Mr Bartlett, described as a fearless and adventurous climber by his family, was educated at the £21 600-a-year (R383 871) King’s College School in Wimbledon, south-west London. At school, he had been captain of his house rugby team and had ambitions to work in cyber-security at GCHQ.

His father David, an electrical engineer, runs a flight navigation business and his grandfather, Ricky Bartlett, played rugby for England.

The inquest heard the student would regularly smoke cannabis and take cocaine, ecstasy, ketamine and another tranquilliser, Xanax, which it is believed he acquired through the ‘dark web’ of online drug dealing.

He had been asked to leave his student halls over his drug use and his parents had spoken to him about it, but he carried on regardless.

CCTV footage from the construction site shows Mr Bartlett climbing the tower crane at 1.48am, before the platform started to shake.

Mr Bartlett’s best friend Sylvie Copley told the Manchester hearing that he had seemed ‘upset’ the week before his death after an argument on the phone with his mother about a delivery of drugs to the house. She said: ‘He was nervous to return home to potentially receive a telling off.’

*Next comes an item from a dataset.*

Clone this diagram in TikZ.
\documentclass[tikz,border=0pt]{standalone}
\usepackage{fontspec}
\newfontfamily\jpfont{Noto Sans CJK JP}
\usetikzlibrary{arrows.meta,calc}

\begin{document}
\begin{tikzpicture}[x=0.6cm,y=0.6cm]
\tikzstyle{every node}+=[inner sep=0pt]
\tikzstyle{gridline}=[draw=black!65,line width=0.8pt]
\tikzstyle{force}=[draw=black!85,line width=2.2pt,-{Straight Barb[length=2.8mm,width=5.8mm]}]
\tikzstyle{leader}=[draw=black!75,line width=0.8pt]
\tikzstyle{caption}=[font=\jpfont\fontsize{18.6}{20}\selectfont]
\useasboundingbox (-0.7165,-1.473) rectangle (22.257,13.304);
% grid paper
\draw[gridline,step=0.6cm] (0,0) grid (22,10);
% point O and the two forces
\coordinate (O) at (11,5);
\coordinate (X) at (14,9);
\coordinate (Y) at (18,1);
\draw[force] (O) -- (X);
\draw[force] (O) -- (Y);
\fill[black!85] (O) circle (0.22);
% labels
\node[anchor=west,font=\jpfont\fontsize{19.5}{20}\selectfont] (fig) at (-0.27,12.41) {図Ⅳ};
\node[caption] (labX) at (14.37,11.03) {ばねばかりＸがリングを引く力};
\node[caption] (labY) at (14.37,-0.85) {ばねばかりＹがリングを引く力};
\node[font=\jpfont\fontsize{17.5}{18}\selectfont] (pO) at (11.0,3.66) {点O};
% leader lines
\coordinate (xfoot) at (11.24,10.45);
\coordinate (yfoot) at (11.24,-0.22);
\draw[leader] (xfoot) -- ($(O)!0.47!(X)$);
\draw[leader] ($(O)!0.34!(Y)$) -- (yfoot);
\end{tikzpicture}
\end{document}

Mr Bartlett attended the Owens Park Ball at the four-star Principal Hotel on the night of his death, where Miss Copley said he had ‘been completely lively and just normal’.

She added: ‘Charlie was drinking wine and had also taken ketamine.’

Miss Copley said Mr Bartlett had previously climbed the porch of their student halls but did not think he would ever take too many risks.

She believes Mr Bartlett saw the crane on his way home and ‘thought it would be really fun to climb’.

His uncle, Harry Bartlett, said his ‘special’ nephew was an ‘adventurous and a frequent climber’, who was ‘always looking out for others’.

Recording a verdict of accidental death, assistant coroner Zak Golombek said he did not have any evidence to prove the drugs and alcohol had caused Mr Bartlett to fall. He added: ‘This is a tragic death of someone who has died in an accident doing something he enjoyed.’